“La sœur du Roi”, Alexandra de Broca

Temps de lecture : 3 min

 

Extrait

“Élisabeth n’a cessé de se tourner et se retourner dans son lit, obnubilée par le visage de Dassy. L’absence d’Angélique lui est odieuse. À qui va-t-elle pouvoir se confier, demander des conseils ? Je ne sais que faire. Aller vers lui ? L’inviter au château ? Mettre le docteur dans la confidence ? Je suis grotesque, peste-t-elle. Depuis quand évoque-t-on avec un homme ce genre de trouble ? C’est la vraie vie, je ne suis pas dans un roman ! Et les mœurs légères des Liaisons dangereuses ne sont que chimères. Je ne pourrais me comporter ainsi. J’ai besoin de le revoir, telle nécessité. Elle se lève brusquement et s’installe à sa table. À défaut de parler à son amie, elle va lui écrire. Oui, tout lui raconter ! Mais la comtesse de Polignac, sa dame d’atours pour la semaine, l’interrompt pour lui annoncer les festivités officielles de la journée. Élisabeth les refuse toutes en prétextant son dos endolori par sa chute et réclame la visite du docteur Le Monnier.

 

Avis de PrestaPlume ♥♥♥♥

 

Avec “La sœur du Roi”, Alexandra de Broca continue de faire fructifier avec bonheur le terreau de l’Ancien régime, sa période de prédilection. Après deux romans (*), l’un sur Marie-Thérèse de France, la fille de Marie-Antoinette et du roi Louis XVI, et l’autre sur la vie de la princesse de Lamballe, l’amie fidèle de la reine de France Marie-Antoinette, l’historienne ravive aujourd’hui, sous une plume royalement inspirée, la vie de Madame Élisabeth, la plus jeune sœur de Louis XVI. Attendrie par la personnalité complexe de son sujet, l’auteure revient sur la période troublée de la Révolution française avec une biographie documentée, qu’elle agrémente d’une histoire d’amour platonique intense à l’avenir incertain. Elle nous livre deux vies, l’une réelle et l’autre inventée, qui cheminent en parallèle dans de courts chapitres jusqu’à la rencontre fortuite qui embrasera des cœurs trop entiers pour fuir un destin capricieux.

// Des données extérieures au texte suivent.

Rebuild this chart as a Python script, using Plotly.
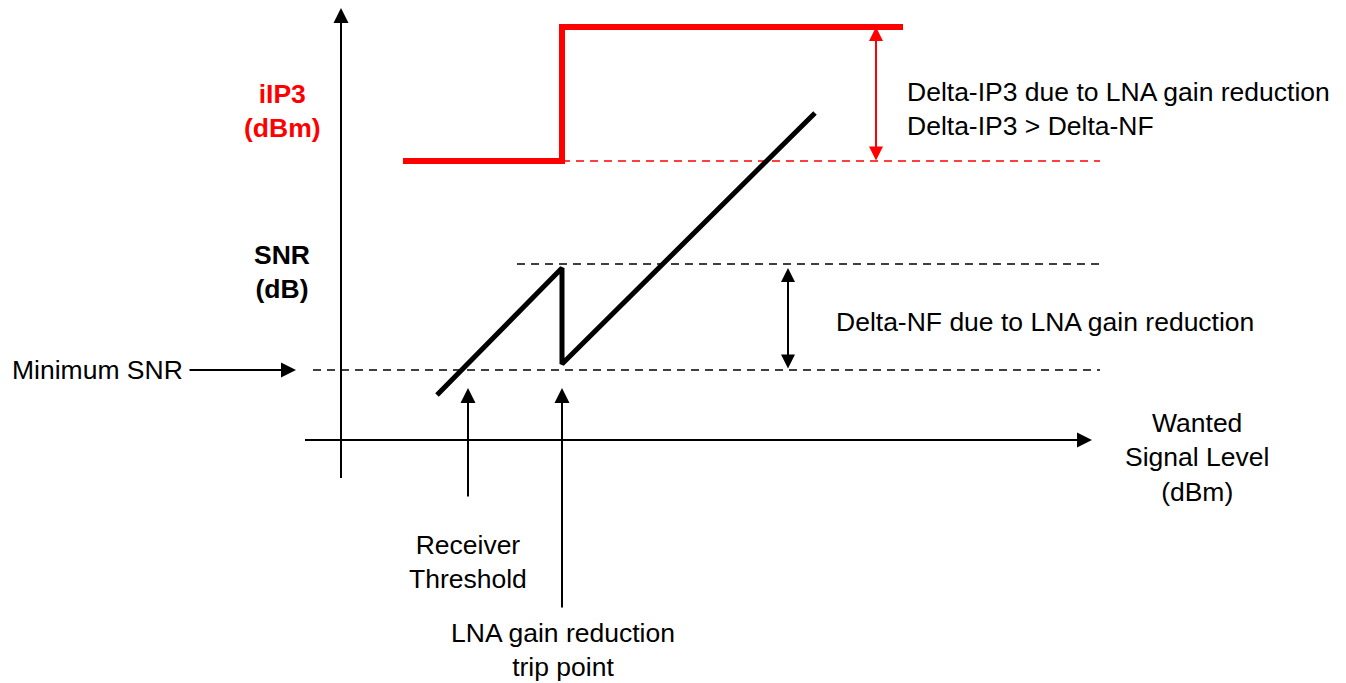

1794, 20 Floréal de l’An II, Madame Élisabeth va être guillotinée. Parmi la populace haineuse, un homme se distingue. C’est François Dassy, botaniste du roi. Livide et fiévreux, il assiste à l’exécution, il accompagne jusqu’au bout la femme qu’il aime en secret d’un amour absolu depuis des années. Élisabeth est née Princesse en 1764 à Versailles. Très tôt orpheline, elle connaît la solitude. Elle grandit en intelligence et en érudition, s’intéresse à toutes les sciences, vit sincèrement sa religion et compatit à la souffrance du peuple. C’est alors qu’Élisabeth rencontre François, un beau jeune homme au regard sombre et roturier. C’est le coup de foudre qui les projette dans un ailleurs clandestin, exaltant mais platonique. C’est aussi un baume qui apaise leurs souffrances et désillusions. Elle, la catholique, tourmentée par une vie de recluse à la Cour d’un Versailles tourbillonnant qui lui déclenche des crises d’apathie entre ses périodes de grandes activités. Lui, le protestant, tourmenté par la mort accidentelle de sa mère dont il se rend coupable et qui le contraint à s’exiler pour oublier. Pendant quatre ans, ces deux êtres aux sentiments à vif vont se mettre à nu, entre passion et déchirure, entre colère et soumission, pour le meilleur et pour le pire.

Historienne de formation, l’auteure confirme ses talents d’artiste en brossant un portrait de Mme Élisabeth à la Vigée-Lebrun, tout en nuances, par petites touches pastel d’humanité. En essayant d’être le plus fidèle possible à la réalité documentée, elle réussit à contrebalancer une réputation de femme austère et prude, beaucoup trop consciente de ses devoirs pour faillir à ses obligations. Si l’Histoire n’a pas retenu le nom de l’heureux élu qui fera chavirer le cœur solitaire de la Princesse, Alexandra de Broca l’invente et lui crée une histoire qui immerge le lecteur dans l’époque fabuleuse des “Lumières”. En arrière-plan de cet amour impossible, elle plante un décor scientifique passionnant qui fait voyager dans un monde charnière et paradoxal, qui soigne et tue pour le bien public. Un roman historique qui se lit d’une traite pour découvrir ce que le destin réserve à l’amour ballotté par les remous révolutionnaires.

*”La princesse effacée” aux éditions Robert Laffont (2010) et “Monsieur mon amour” aux éditions Albin Michel (2014).

 

Éditions Albin Michel, juin 2017, 409 pages, 22 euros.